::: Dataset section

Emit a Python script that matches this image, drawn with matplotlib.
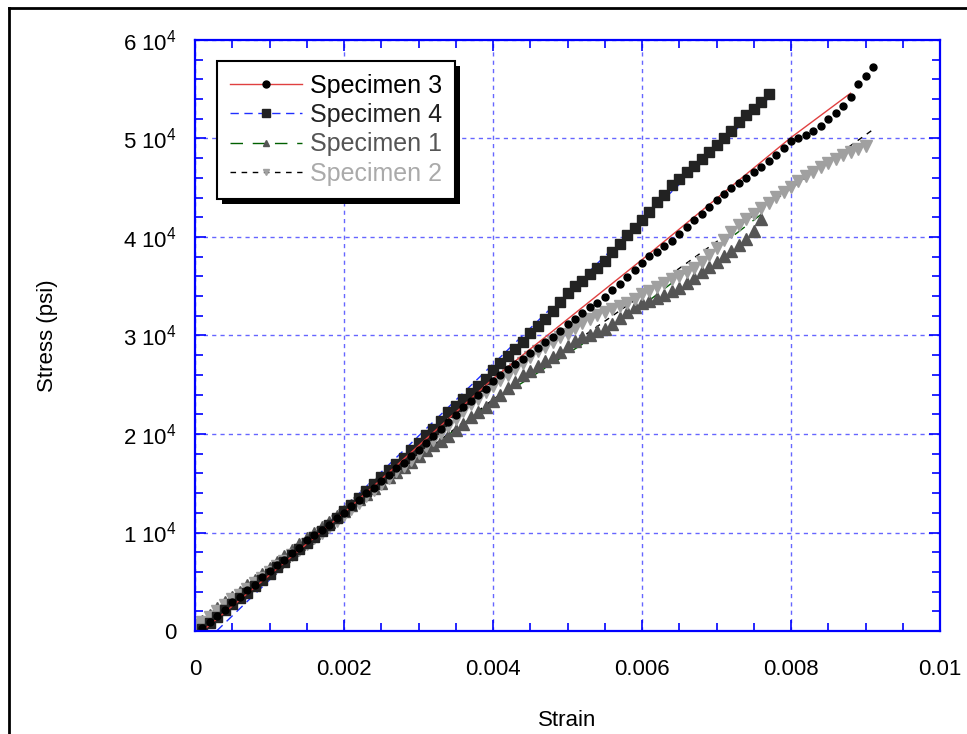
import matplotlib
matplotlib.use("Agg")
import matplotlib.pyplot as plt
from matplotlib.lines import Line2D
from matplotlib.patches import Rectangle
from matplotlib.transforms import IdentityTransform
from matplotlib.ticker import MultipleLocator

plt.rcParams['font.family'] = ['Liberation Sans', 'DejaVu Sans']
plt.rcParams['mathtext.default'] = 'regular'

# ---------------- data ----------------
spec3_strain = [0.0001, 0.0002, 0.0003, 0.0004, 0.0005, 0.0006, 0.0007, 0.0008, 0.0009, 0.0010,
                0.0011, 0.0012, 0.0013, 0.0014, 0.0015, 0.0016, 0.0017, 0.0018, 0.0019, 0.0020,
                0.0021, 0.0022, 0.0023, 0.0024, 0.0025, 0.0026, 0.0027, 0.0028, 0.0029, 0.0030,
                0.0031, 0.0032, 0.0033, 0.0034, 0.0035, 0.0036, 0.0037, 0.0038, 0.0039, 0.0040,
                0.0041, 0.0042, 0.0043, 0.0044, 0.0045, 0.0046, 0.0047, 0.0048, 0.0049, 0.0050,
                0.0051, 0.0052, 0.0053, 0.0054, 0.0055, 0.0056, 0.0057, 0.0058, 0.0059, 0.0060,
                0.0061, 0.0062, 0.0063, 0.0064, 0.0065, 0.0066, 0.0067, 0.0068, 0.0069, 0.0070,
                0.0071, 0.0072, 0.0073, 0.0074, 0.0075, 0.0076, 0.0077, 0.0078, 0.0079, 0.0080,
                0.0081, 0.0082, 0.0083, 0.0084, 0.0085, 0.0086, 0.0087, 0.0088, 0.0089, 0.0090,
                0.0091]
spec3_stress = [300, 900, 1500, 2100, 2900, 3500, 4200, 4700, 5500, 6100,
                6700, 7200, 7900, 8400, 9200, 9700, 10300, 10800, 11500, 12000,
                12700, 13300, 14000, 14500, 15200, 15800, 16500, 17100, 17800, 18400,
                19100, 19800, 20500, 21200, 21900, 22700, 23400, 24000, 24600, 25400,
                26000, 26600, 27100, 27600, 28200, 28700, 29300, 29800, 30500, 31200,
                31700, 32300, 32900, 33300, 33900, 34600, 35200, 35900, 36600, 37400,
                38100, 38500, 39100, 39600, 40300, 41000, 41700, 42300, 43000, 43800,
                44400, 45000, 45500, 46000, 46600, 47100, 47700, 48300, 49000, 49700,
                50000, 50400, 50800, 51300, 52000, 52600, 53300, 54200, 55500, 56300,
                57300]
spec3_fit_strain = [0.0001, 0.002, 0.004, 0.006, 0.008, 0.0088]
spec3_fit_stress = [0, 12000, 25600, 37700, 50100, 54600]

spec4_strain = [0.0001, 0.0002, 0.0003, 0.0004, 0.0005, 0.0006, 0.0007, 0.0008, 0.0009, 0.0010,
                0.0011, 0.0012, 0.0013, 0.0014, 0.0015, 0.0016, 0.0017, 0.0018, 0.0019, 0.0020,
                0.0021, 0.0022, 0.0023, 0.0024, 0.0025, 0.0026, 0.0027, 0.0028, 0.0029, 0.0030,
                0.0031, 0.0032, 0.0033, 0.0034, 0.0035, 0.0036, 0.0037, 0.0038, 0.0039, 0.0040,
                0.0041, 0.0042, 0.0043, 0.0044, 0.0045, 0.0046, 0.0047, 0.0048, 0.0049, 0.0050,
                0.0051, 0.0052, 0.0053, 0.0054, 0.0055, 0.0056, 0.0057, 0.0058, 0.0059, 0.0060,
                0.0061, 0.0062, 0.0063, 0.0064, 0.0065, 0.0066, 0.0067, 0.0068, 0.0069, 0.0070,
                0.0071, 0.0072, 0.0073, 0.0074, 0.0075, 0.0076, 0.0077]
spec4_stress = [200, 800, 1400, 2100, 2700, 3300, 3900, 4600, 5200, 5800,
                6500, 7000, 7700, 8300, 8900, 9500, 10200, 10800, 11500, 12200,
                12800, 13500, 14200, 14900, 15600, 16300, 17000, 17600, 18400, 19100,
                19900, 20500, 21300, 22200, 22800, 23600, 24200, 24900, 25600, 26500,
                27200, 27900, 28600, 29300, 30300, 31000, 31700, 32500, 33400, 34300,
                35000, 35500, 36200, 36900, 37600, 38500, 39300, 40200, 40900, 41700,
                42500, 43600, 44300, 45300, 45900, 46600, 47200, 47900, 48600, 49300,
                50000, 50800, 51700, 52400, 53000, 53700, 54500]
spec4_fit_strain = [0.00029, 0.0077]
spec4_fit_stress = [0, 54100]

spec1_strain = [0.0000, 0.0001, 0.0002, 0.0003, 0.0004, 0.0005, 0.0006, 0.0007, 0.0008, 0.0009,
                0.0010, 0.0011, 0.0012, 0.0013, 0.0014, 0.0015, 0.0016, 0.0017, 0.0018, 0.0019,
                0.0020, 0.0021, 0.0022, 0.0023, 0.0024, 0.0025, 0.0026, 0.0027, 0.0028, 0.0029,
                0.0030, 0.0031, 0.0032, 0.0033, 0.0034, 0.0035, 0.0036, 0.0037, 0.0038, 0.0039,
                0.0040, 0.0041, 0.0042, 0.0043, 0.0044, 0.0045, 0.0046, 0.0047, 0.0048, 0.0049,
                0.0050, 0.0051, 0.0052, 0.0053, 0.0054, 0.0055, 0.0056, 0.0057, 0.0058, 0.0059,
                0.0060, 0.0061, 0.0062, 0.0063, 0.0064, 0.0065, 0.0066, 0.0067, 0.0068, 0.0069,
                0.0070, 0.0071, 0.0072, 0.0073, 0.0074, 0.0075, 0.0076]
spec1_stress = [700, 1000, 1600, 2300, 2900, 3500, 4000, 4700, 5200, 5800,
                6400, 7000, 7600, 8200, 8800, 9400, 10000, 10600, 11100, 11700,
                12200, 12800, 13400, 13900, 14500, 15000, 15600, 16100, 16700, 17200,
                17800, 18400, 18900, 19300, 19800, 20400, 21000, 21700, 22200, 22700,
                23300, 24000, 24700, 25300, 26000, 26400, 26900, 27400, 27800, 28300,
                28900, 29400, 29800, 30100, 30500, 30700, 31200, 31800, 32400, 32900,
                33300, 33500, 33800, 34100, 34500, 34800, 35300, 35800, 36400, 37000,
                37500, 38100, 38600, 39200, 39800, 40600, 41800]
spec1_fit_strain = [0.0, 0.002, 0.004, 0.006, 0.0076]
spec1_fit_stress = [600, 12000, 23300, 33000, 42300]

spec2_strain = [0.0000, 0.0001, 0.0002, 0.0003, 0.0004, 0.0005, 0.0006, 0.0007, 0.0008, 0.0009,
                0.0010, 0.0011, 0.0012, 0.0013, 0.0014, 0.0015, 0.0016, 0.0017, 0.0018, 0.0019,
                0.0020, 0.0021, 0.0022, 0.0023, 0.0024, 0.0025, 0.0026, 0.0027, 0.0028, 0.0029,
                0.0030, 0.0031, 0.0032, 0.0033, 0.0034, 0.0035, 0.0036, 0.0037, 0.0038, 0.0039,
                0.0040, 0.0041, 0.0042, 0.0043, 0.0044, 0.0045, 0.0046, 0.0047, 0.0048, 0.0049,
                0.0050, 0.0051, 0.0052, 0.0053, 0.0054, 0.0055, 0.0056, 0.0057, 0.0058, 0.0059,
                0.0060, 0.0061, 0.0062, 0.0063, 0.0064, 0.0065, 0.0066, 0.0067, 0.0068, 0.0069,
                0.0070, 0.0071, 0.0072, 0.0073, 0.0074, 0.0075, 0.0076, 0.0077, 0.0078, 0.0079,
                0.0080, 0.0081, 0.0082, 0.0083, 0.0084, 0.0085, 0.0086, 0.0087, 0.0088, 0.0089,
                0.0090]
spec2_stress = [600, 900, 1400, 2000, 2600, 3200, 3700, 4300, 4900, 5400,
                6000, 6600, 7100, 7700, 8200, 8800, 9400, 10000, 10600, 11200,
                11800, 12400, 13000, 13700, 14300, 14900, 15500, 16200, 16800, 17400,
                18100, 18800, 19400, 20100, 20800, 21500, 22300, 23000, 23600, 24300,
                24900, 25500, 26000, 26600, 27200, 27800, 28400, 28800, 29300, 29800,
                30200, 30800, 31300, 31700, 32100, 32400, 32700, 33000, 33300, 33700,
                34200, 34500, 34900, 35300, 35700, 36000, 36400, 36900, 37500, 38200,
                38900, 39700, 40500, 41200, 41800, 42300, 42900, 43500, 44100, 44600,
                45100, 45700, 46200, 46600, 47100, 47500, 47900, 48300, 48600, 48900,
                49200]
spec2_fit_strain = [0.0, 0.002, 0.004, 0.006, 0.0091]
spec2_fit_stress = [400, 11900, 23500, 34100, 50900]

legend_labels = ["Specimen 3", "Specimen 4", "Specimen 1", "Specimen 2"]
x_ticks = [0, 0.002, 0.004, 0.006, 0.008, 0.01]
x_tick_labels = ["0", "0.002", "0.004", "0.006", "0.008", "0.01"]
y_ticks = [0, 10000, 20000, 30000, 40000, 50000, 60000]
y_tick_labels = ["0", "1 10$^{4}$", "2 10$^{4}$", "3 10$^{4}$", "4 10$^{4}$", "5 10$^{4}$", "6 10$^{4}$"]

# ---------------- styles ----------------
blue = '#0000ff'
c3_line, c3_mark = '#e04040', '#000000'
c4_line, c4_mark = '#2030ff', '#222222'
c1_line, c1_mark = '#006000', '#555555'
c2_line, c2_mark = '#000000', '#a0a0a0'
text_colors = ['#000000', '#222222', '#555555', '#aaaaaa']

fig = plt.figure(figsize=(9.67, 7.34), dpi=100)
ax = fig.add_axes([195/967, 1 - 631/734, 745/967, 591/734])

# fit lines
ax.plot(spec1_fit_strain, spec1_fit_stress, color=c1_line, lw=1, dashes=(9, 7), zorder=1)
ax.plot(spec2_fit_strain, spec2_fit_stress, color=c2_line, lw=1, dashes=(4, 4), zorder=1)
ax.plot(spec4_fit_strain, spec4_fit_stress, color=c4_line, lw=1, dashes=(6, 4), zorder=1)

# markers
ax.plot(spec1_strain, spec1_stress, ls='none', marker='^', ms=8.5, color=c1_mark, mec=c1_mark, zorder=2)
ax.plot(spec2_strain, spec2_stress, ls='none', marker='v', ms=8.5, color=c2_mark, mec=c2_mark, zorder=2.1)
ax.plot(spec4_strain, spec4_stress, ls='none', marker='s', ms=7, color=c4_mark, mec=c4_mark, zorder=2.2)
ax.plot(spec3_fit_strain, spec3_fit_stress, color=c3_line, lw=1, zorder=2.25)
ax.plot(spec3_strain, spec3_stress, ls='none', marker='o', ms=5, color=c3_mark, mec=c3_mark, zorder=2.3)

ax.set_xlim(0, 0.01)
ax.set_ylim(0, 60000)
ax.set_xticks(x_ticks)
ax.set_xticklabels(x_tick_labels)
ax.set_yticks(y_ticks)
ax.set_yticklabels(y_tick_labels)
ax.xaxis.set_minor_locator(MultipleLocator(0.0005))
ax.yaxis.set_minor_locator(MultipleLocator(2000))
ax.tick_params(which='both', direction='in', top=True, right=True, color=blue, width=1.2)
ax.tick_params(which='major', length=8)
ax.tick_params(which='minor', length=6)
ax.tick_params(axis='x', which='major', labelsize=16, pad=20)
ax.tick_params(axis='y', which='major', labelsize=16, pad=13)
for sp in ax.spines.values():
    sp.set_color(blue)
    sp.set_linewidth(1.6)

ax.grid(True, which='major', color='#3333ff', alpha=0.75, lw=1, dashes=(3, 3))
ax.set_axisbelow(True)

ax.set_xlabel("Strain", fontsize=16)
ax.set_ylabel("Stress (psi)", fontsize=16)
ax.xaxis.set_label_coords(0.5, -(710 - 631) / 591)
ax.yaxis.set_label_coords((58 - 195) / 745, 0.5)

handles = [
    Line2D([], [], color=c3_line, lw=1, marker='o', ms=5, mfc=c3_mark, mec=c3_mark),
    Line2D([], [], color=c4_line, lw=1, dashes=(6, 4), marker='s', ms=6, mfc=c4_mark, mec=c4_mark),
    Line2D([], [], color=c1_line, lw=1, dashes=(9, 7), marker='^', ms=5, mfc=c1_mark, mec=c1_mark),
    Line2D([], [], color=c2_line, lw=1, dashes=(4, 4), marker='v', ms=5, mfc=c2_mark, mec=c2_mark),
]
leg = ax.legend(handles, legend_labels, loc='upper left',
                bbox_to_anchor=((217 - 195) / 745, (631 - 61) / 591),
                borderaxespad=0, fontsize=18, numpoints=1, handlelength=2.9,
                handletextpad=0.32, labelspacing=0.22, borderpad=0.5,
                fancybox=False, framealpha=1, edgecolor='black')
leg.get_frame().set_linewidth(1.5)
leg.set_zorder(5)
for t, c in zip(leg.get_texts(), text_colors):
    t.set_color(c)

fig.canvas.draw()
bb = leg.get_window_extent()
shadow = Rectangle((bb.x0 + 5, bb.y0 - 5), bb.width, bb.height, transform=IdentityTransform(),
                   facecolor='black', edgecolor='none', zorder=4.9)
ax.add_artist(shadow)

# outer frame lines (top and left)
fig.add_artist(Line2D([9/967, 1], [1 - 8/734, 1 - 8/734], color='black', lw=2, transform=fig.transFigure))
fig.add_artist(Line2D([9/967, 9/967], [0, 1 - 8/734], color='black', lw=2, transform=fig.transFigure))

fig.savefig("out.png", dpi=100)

::::::

[What the task asks] Your task is to restate word for word the lines from the top of the data to the line containing "plt.rcParams['mathtext.default'] = 'regular'", both ends included, with every picture left out.

[Task answer]
Emit a Python script that matches this image, drawn with matplotlib.
import matplotlib
matplotlib.use("Agg")
import matplotlib.pyplot as plt
from matplotlib.lines import Line2D
from matplotlib.patches import Rectangle
from matplotlib.transforms import IdentityTransform
from matplotlib.ticker import MultipleLocator

plt.rcParams['font.family'] = ['Liberation Sans', 'DejaVu Sans']
plt.rcParams['mathtext.default'] = 'regular'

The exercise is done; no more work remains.